COVID-19 cut the 2019-2020 ski season short by about a month and "significantly impacted" Vail Resorts' third quarter earnings, according to the ski company. Thursday, CEO Rob Katz told investors the company lost $140 million in the first four months of 2020. Net income was $152 million, down from $292 million the year before.
Vail operates 37 mountain resorts. 34 are in North America, including Park City Mountain, which is one of the largest employers in the Park City area. All of Vail's U.S. resorts shut down March 15th due to coronavirus concerns. When asked what the post-COVID-19 ski experience looks like, Katz said the company will find out this summer when they open their three properties in Australia.
“Our focus will be on those pinch points, certainly inside of our restaurants and lift lines, and certainly as people enter the resort, our job will be to make sure that we can maintain social distancing while still giving people a great experience,” Katz said.
He also mentioned the company is "rigorously" following traveler surveys, which show, despite a pandemic, skiing still has a devoted customer base.
“I think our takeaway from what we're seeing is what we would expect," Katz said. "It's another strength I think; not only of our company, but of the whole industry that there is an incredibly passionate committed base of skiers who see skiing and riding as a core part of what they do and every indication that we have so far would suggest that that's going to continue; exactly to what level, that remains to be seen.”
Traveler surveys also show skiers are scaling back on travel as long as coronavirus is around. Katz says that plays in Vail’s favor.
“There is no doubt that right now, at least consumer sentiment seems to be -- the shorter the distance, the better; so obviously, for our resorts, the fact that we're near so many major urban markets I think is a big positive. No doubt domestic travel; air travel, I think is in a much better spot than international travel, which again, I think bodes well for most of our resorts; And, I think another piece is that all of our resorts, for the most part are really located near major metropolitan airports as well.”
So, how are season passes going? It is hard to tell, said Katz, because Vail moved the deadline for purchasing passes to Labor Day.
“It really is tough to read anything into the information that we're seeing today versus what we might have seen last year because of the absence at this point now of two different deadlines," he said. "But given that we have not had deadlines; I think we're pleased with the enthusiasm, pleased with the engagement. And -- obviously, our message to pass holders at this point has been to give them more time because we think that the conversation about next season is best had when there is more information about next season.”
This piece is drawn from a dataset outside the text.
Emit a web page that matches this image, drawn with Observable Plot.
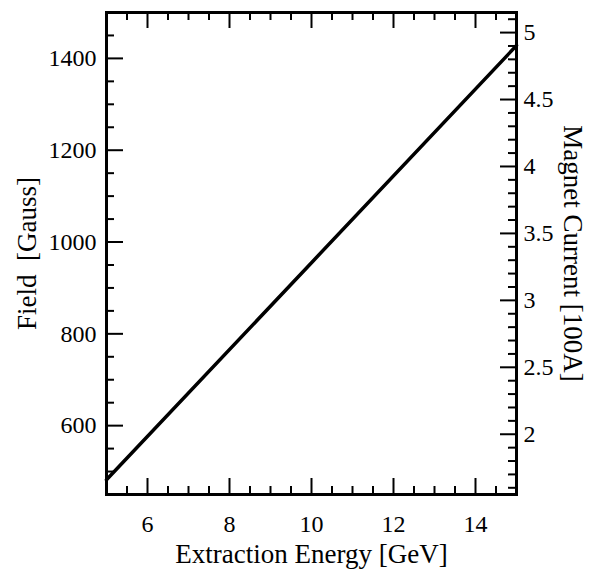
<!DOCTYPE html>
<html>
<head>
<meta charset="utf-8">
<script src="https://cdn.jsdelivr.net/npm/d3@7"></script>
<script src="https://cdn.jsdelivr.net/npm/@observablehq/plot@0.6"></script>
<style>
  html, body { margin: 0; padding: 0; background: #fff; }
</style>
</head>
<body>
<div id="chart"></div>
<script>
// Data
const energy = [5, 10, 15];             // Extraction Energy [GeV]
const field = [482, 955, 1428];         // Field [Gauss]

const xDomain = [5, 15];
const fieldDomain = [450, 1500];
const currentDomain = [1.55, 5.15];     // Magnet Current [100A], right axis

const xMajor = [6, 8, 10, 12, 14];
const xMinor = [5.5, 6.5, 7, 7.5, 8.5, 9, 9.5, 10.5, 11, 11.5, 12.5, 13, 13.5, 14.5];
const fieldMajor = [600, 800, 1000, 1200, 1400];
const fieldMinor = [500, 550, 650, 700, 750, 850, 900, 950, 1050, 1100, 1150, 1250, 1300, 1350, 1450];
const currentMajor = [2, 2.5, 3, 3.5, 4, 4.5, 5];
const currentMinor = [1.6, 1.7, 1.8, 1.9, 2.1, 2.2, 2.3, 2.4, 2.6, 2.7, 2.8, 2.9, 3.1, 3.2, 3.3, 3.4,
  3.6, 3.7, 3.8, 3.9, 4.1, 4.2, 4.3, 4.4, 4.6, 4.7, 4.8, 4.9, 5.1];

const xTitle = "Extraction Energy [GeV]";
const yTitle = "Field  [Gauss]";
const y2Title = "Magnet Current [100A]";

const rows = energy.map((e, i) => ({energy: e, field: field[i]}));

// current -> field position (right axis is a linear twin of the left)
const cur2field = d3.scaleLinear().domain(currentDomain).range(fieldDomain);

const W = 590, H = 581;
const mL = 106, mR = 74, mT = 12, mB = 87;
const pw = W - mL - mR, ph = H - mT - mB;

const chart = Plot.plot({
  width: W,
  height: H,
  marginLeft: mL,
  marginRight: mR,
  marginTop: mT,
  marginBottom: mB,
  style: {fontFamily: "'Liberation Serif', 'Times New Roman', serif", fontSize: "24px", background: "#fff", color: "#000"},
  x: {domain: xDomain},
  y: {domain: fieldDomain},
  marks: [
    // bottom / top ticks (inward)
    Plot.tickX(xMajor, {x: d => d, insetTop: ph - 16, stroke: "#000", strokeWidth: 2}),
    Plot.tickX(xMinor, {x: d => d, insetTop: ph - 8, stroke: "#000", strokeWidth: 2}),
    Plot.tickX(xMajor, {x: d => d, insetBottom: ph - 16, stroke: "#000", strokeWidth: 2}),
    Plot.tickX(xMinor, {x: d => d, insetBottom: ph - 8, stroke: "#000", strokeWidth: 2}),
    // left ticks
    Plot.tickY(fieldMajor, {y: d => d, insetRight: pw - 17, stroke: "#000", strokeWidth: 2}),
    Plot.tickY(fieldMinor, {y: d => d, insetRight: pw - 8, stroke: "#000", strokeWidth: 2}),
    // right ticks (current)
    Plot.tickY(currentMajor, {y: d => cur2field(d), insetLeft: pw - 16, stroke: "#000", strokeWidth: 2}),
    Plot.tickY(currentMinor, {y: d => cur2field(d), insetLeft: pw - 8, stroke: "#000", strokeWidth: 2}),
    // tick labels
    Plot.axisX({ticks: xMajor, tickSize: 0, tickPadding: 20, label: null, tickFormat: d => String(d)}),
    Plot.axisY({ticks: fieldMajor, tickSize: 0, tickPadding: 10, label: null, tickFormat: d => String(d)}),
    Plot.text(currentMajor, {y: d => cur2field(d), text: d => String(d), frameAnchor: "right", textAnchor: "start", dx: 7, fill: "#000"}),
    // axis titles
    Plot.text([xTitle], {text: d => d, frameAnchor: "bottom", textAnchor: "middle", dy: 68, fill: "#000", fontSize: 27}),
    Plot.text([yTitle], {text: d => d, frameAnchor: "left", textAnchor: "middle", dx: -79, rotate: -90, fill: "#000", fontSize: 27}),
    Plot.text([y2Title], {text: d => d, frameAnchor: "right", textAnchor: "middle", dx: 56, rotate: 90, fill: "#000", fontSize: 27}),
    // data line
    Plot.line(rows, {x: "energy", y: "field", stroke: "#000", strokeWidth: 3.5}),
    Plot.frame({stroke: "#000", strokeWidth: 3})
  ]
});

document.getElementById("chart").appendChild(chart);
</script>
</body>
</html>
Vail is also giving consumers two refund options in the event of a COVID-19 closure next ski season. Skiers can choose a week of the season they are protecting. If the resort must close that week, they get a full refund. Or, if they choose the full season and there is a closure, Katz said pass holders will get a proportionate amount of the value of the pass back.
“We did that because obviously there are two types of skiers, and I think that was one of the challenges looking backwards to this past year; some skiers really do want to use the pass start to finish, other skiers are buying the pass just for a particular week of the season when they're going to come out," said Katz. "And so, we designed this coverage to really be flexible, to be able to provide both of those guests really the peace of mind to know that they are not at risk, one way or the other, as they go into next season."
Katz said the plan is to open the resorts for the 2020-2021 season, so visitors get the complete mountain experience. And he plans to keep the full terrain of the resorts open, COVID-19 and weather permitting, even if there is lower demand.